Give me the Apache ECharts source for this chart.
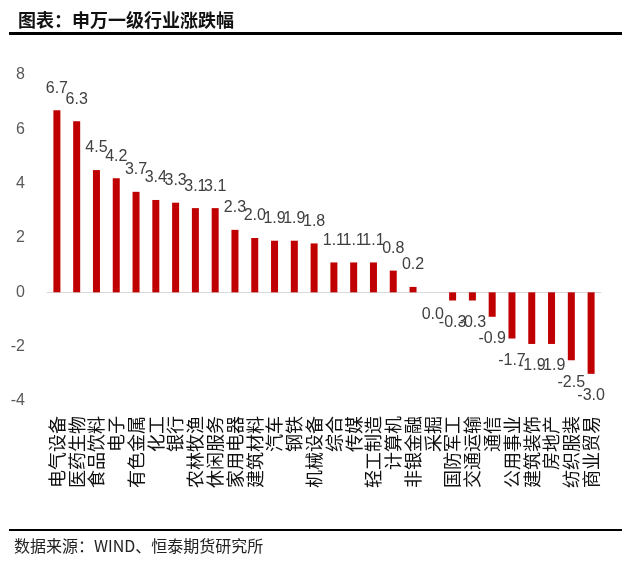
<!DOCTYPE html>
<html><head><meta charset="utf-8">
<script src="https://cdn.jsdelivr.net/npm/echarts@6/dist/echarts.min.js"></script>
<style>html,body{margin:0;padding:0;background:#fff}#c{width:626px;height:562px}</style>
</head><body><div id="c"></div>
<script>
const categories = ['电气设备','医药生物','食品饮料','电子','有色金属','化工','银行','农林牧渔','休闲服务','家用电器','建筑材料','汽车','钢铁','机械设备','综合','传媒','轻工制造','计算机','非银金融','采掘','国防军工','交通运输','通信','公用事业','建筑装饰','房地产','纺织服装','商业贸易'];
const changes = [6.7,6.3,4.5,4.2,3.7,3.4,3.3,3.1,3.1,2.3,2.0,1.9,1.9,1.8,1.1,1.1,1.1,0.8,0.2,0.0,-0.3,-0.3,-0.9,-1.7,-1.9,-1.9,-2.5,-3.0];
const yTicks = [-4,-2,0,2,4,6,8];
const titleText = '图表：申万一级行业涨跌幅';
const sourceText = '数据来源：WIND、恒泰期货研究所';

const chart = echarts.init(document.getElementById('c'), null, {renderer:'canvas'});
const numFont = "'Liberation Sans Narrow','Liberation Sans',sans-serif";
chart.setOption({
  animation:false,
  grid:{left:47,right:25,top:75,bottom:161},
  title:{text:titleText,left:13,top:6,textStyle:{fontSize:18,fontWeight:'bold',color:'#111',fontFamily:"'Noto Sans CJK SC'"}},
  graphic:[
    {type:'rect',shape:{x:9,y:32,width:613,height:3},style:{fill:'#000'}},
    {type:'rect',shape:{x:9,y:529,width:613,height:2},style:{fill:'#000'}},
    {type:'text',left:14,top:538,style:{text:sourceText,fontSize:16,fill:'#222',fontFamily:"'Noto Sans CJK SC'"}}
  ],
  xAxis:[
    {type:'category',data:categories,axisLine:{onZero:true,lineStyle:{color:'#d9d9d9',width:1}},axisTick:{show:false},axisLabel:{show:false}},
    {type:'category',data:categories,position:'bottom',axisLine:{show:false,onZero:false},axisTick:{show:false},
     axisLabel:{rotate:90,margin:15,fontSize:18,color:'#111',fontFamily:"'Noto Sans CJK SC'",interval:0}}
  ],
  yAxis:{type:'value',min:yTicks[0],max:yTicks[yTicks.length-1],interval:2,splitLine:{show:false},axisLine:{show:false},axisTick:{show:false},
    axisLabel:{fontSize:16,color:'#595959',fontFamily:numFont,margin:22}},
  series:[{
    type:'bar',xAxisIndex:0,barWidth:7,
    itemStyle:{color:'#C00000'},
    data:changes.map(v=>({value:v,label:{position:v>0?'top':'bottom'}})),
    label:{show:true,distance:14,fontSize:16,color:'#404040',fontFamily:numFont,formatter:p=>p.value.toFixed(1)}
  }]
});
</script></body></html>
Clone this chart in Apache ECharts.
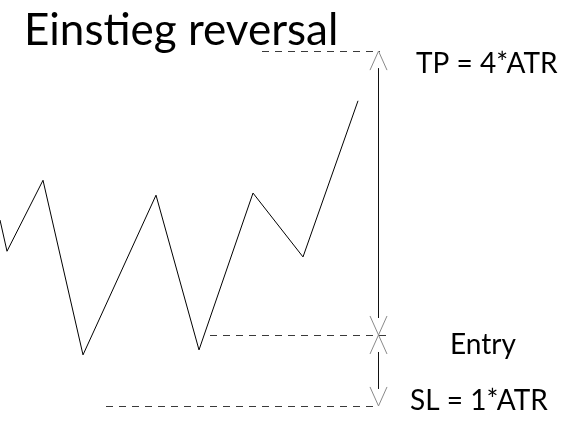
<!DOCTYPE html>
<html>
<head>
<meta charset="utf-8">
<script src="https://cdn.jsdelivr.net/npm/echarts@6/dist/echarts.min.js"></script>
<style>
html,body{margin:0;padding:0;background:#fff;}
#chart{width:564px;height:423px;}
</style>
</head>
<body>
<div id="chart"></div>
<script>
// Price path (x in time units, y in ATR units relative to entry)
const priceX = [0, 7, 43, 83, 156, 199, 253, 303, 358];
const priceY = [1.62, 1.18, 2.18, -0.28, 1.97, -0.21, 2.00, 1.10, 3.30];

// Levels (ATR units relative to entry)
const levelNames = ['TP', 'Entry', 'SL'];
const levelValues = [4, 0, -1];
const levelStartX = [262, 210, 106];
const levelEndX = [380, 389, 378];

// Double-headed arrows between levels: [x, fromLevel, toLevel]
const arrowX = [378, 378];
const arrowFrom = [0, -1];
const arrowTo = [4, 0];

// Text labels
const titleText = 'Einstieg reversal';
const labelTexts = ['TP = 4*ATR', 'Entry', 'SL = 1*ATR'];

const chart = echarts.init(document.getElementById('chart'));

const FONT = 'Lato, Carlito, sans-serif';

const option = {
  backgroundColor: '#ffffff',
  animation: false,
  title: {
    text: titleText,
    left: 24,
    top: 9,
    padding: 0,
    textStyle: { fontFamily: FONT, fontSize: 44, fontWeight: 'normal', color: '#000' }
  },
  grid: { left: 0, right: 0, top: 0, bottom: 0 },
  xAxis: { type: 'value', min: 0, max: 564, show: false },
  yAxis: { type: 'value', min: -1.24, max: 4.72, show: false },
  series: [
    {
      type: 'line',
      data: priceX.map((x, i) => [x, priceY[i]]),
      showSymbol: false,
      lineStyle: { color: '#000', width: 1 },
      z: 3
    },
    {
      type: 'custom',
      data: levelValues.map((v, i) => [levelStartX[i], levelEndX[i], v]),
      renderItem: function (params, api) {
        const a = api.coord([api.value(0), api.value(2)]);
        const b = api.coord([api.value(1), api.value(2)]);
        const y = Math.round(a[1]) + 0.5;
        return {
          type: 'line',
          shape: { x1: a[0], y1: y, x2: b[0], y2: y },
          style: { stroke: '#3a3a3a', lineWidth: 1, lineDash: [7, 6] }
        };
      },
      z: 2
    },
    {
      type: 'custom',
      data: arrowX.map((x, i) => [x, arrowFrom[i], arrowTo[i]]),
      renderItem: function (params, api) {
        const lo = api.coord([api.value(0), api.value(1)]);
        const hi = api.coord([api.value(0), api.value(2)]);
        const x = Math.round(lo[0]) + 0.5;
        const yTop = hi[1];
        const yBot = lo[1];
        const hl = 19, hw = 8.5;
        const headStyle = { stroke: '#8a8a8a', lineWidth: 1, fill: null };
        return {
          type: 'group',
          children: [
            { type: 'line', shape: { x1: x, y1: yTop + hl - 2, x2: x, y2: yBot - hl + 2 },
              style: { stroke: '#111', lineWidth: 1 } },
            { type: 'polyline', shape: { points: [[x - hw, yTop + hl], [x, yTop], [x + hw, yTop + hl]] },
              style: headStyle },
            { type: 'polyline', shape: { points: [[x - hw, yBot - hl], [x, yBot], [x + hw, yBot - hl]] },
              style: headStyle }
          ]
        };
      },
      z: 4
    }
  ],
  graphic: [
    { type: 'text', left: 416, top: 50, style: { text: labelTexts[0], font: '28px ' + FONT, fill: '#000' } },
    { type: 'text', left: 450, top: 331, style: { text: labelTexts[1], font: '28px ' + FONT, fill: '#000' } },
    { type: 'text', left: 410, top: 387, style: { text: labelTexts[2], font: '28px ' + FONT, fill: '#000' } }
  ]
};

chart.setOption(option);
</script>
</body>
</html>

══════════

What you have to do - Leave out the pictures, and give all the records again exactly.

Task response -
Give me the Apache ECharts source for this chart.
<!DOCTYPE html>
<html><head><meta charset="utf-8">
<script src="https://cdn.jsdelivr.net/npm/echarts@6/dist/echarts.min.js"></script>
<style>html,body{margin:0;padding:0;background:#fff}#c{width:626px;height:562px}</style>
</head><body><div id="c"></div>
<script>
const categories = ['电气设备','医药生物','食品饮料','电子','有色金属','化工','银行','农林牧渔','休闲服务','家用电器','建筑材料','汽车','钢铁','机械设备','综合','传媒','轻工制造','计算机','非银金融','采掘','国防军工','交通运输','通信','公用事业','建筑装饰','房地产','纺织服装','商业贸易'];
const changes = [6.7,6.3,4.5,4.2,3.7,3.4,3.3,3.1,3.1,2.3,2.0,1.9,1.9,1.8,1.1,1.1,1.1,0.8,0.2,0.0,-0.3,-0.3,-0.9,-1.7,-1.9,-1.9,-2.5,-3.0];
const yTicks = [-4,-2,0,2,4,6,8];
const titleText = '图表：申万一级行业涨跌幅';
const sourceText = '数据来源：WIND、恒泰期货研究所';

const chart = echarts.init(document.getElementById('c'), null, {renderer:'canvas'});
const numFont = "'Liberation Sans Narrow','Liberation Sans',sans-serif";
chart.setOption({
  animation:false,
  grid:{left:47,right:25,top:75,bottom:161},
  title:{text:titleText,left:13,top:6,textStyle:{fontSize:18,fontWeight:'bold',color:'#111',fontFamily:"'Noto Sans CJK SC'"}},
  graphic:[
    {type:'rect',shape:{x:9,y:32,width:613,height:3},style:{fill:'#000'}},
    {type:'rect',shape:{x:9,y:529,width:613,height:2},style:{fill:'#000'}},
    {type:'text',left:14,top:538,style:{text:sourceText,fontSize:16,fill:'#222',fontFamily:"'Noto Sans CJK SC'"}}
  ],
  xAxis:[
    {type:'category',data:categories,axisLine:{onZero:true,lineStyle:{color:'#d9d9d9',width:1}},axisTick:{show:false},axisLabel:{show:false}},
    {type:'category',data:categories,position:'bottom',axisLine:{show:false,onZero:false},axisTick:{show:false},
     axisLabel:{rotate:90,margin:15,fontSize:18,color:'#111',fontFamily:"'Noto Sans CJK SC'",interval:0}}
  ],
  yAxis:{type:'value',min:yTicks[0],max:yTicks[yTicks.length-1],interval:2,splitLine:{show:false},axisLine:{show:false},axisTick:{show:false},
    axisLabel:{fontSize:16,color:'#595959',fontFamily:numFont,margin:22}},
  series:[{
    type:'bar',xAxisIndex:0,barWidth:7,
    itemStyle:{color:'#C00000'},
    data:changes.map(v=>({value:v,label:{position:v>0?'top':'bottom'}})),
    label:{show:true,distance:14,fontSize:16,color:'#404040',fontFamily:numFont,formatter:p=>p.value.toFixed(1)}
  }]
});
</script></body></html>
Clone this chart in Apache ECharts.
<!DOCTYPE html>
<html>
<head>
<meta charset="utf-8">
<script src="https://cdn.jsdelivr.net/npm/echarts@6/dist/echarts.min.js"></script>
<style>
html,body{margin:0;padding:0;background:#fff;}
#chart{width:564px;height:423px;}
</style>
</head>
<body>
<div id="chart"></div>
<script>
// Price path (x in time units, y in ATR units relative to entry)
const priceX = [0, 7, 43, 83, 156, 199, 253, 303, 358];
const priceY = [1.62, 1.18, 2.18, -0.28, 1.97, -0.21, 2.00, 1.10, 3.30];

// Levels (ATR units relative to entry)
const levelNames = ['TP', 'Entry', 'SL'];
const levelValues = [4, 0, -1];
const levelStartX = [262, 210, 106];
const levelEndX = [380, 389, 378];

// Double-headed arrows between levels: [x, fromLevel, toLevel]
const arrowX = [378, 378];
const arrowFrom = [0, -1];
const arrowTo = [4, 0];

// Text labels
const titleText = 'Einstieg reversal';
const labelTexts = ['TP = 4*ATR', 'Entry', 'SL = 1*ATR'];

const chart = echarts.init(document.getElementById('chart'));

const FONT = 'Lato, Carlito, sans-serif';

const option = {
  backgroundColor: '#ffffff',
  animation: false,
  title: {
    text: titleText,
    left: 24,
    top: 9,
    padding: 0,
    textStyle: { fontFamily: FONT, fontSize: 44, fontWeight: 'normal', color: '#000' }
  },
  grid: { left: 0, right: 0, top: 0, bottom: 0 },
  xAxis: { type: 'value', min: 0, max: 564, show: false },
  yAxis: { type: 'value', min: -1.24, max: 4.72, show: false },
  series: [
    {
      type: 'line',
      data: priceX.map((x, i) => [x, priceY[i]]),
      showSymbol: false,
      lineStyle: { color: '#000', width: 1 },
      z: 3
    },
    {
      type: 'custom',
      data: levelValues.map((v, i) => [levelStartX[i], levelEndX[i], v]),
      renderItem: function (params, api) {
        const a = api.coord([api.value(0), api.value(2)]);
        const b = api.coord([api.value(1), api.value(2)]);
        const y = Math.round(a[1]) + 0.5;
        return {
          type: 'line',
          shape: { x1: a[0], y1: y, x2: b[0], y2: y },
          style: { stroke: '#3a3a3a', lineWidth: 1, lineDash: [7, 6] }
        };
      },
      z: 2
    },
    {
      type: 'custom',
      data: arrowX.map((x, i) => [x, arrowFrom[i], arrowTo[i]]),
      renderItem: function (params, api) {
        const lo = api.coord([api.value(0), api.value(1)]);
        const hi = api.coord([api.value(0), api.value(2)]);
        const x = Math.round(lo[0]) + 0.5;
        const yTop = hi[1];
        const yBot = lo[1];
        const hl = 19, hw = 8.5;
        const headStyle = { stroke: '#8a8a8a', lineWidth: 1, fill: null };
        return {
          type: 'group',
          children: [
            { type: 'line', shape: { x1: x, y1: yTop + hl - 2, x2: x, y2: yBot - hl + 2 },
              style: { stroke: '#111', lineWidth: 1 } },
            { type: 'polyline', shape: { points: [[x - hw, yTop + hl], [x, yTop], [x + hw, yTop + hl]] },
              style: headStyle },
            { type: 'polyline', shape: { points: [[x - hw, yBot - hl], [x, yBot], [x + hw, yBot - hl]] },
              style: headStyle }
          ]
        };
      },
      z: 4
    }
  ],
  graphic: [
    { type: 'text', left: 416, top: 50, style: { text: labelTexts[0], font: '28px ' + FONT, fill: '#000' } },
    { type: 'text', left: 450, top: 331, style: { text: labelTexts[1], font: '28px ' + FONT, fill: '#000' } },
    { type: 'text', left: 410, top: 387, style: { text: labelTexts[2], font: '28px ' + FONT, fill: '#000' } }
  ]
};

chart.setOption(option);
</script>
</body>
</html>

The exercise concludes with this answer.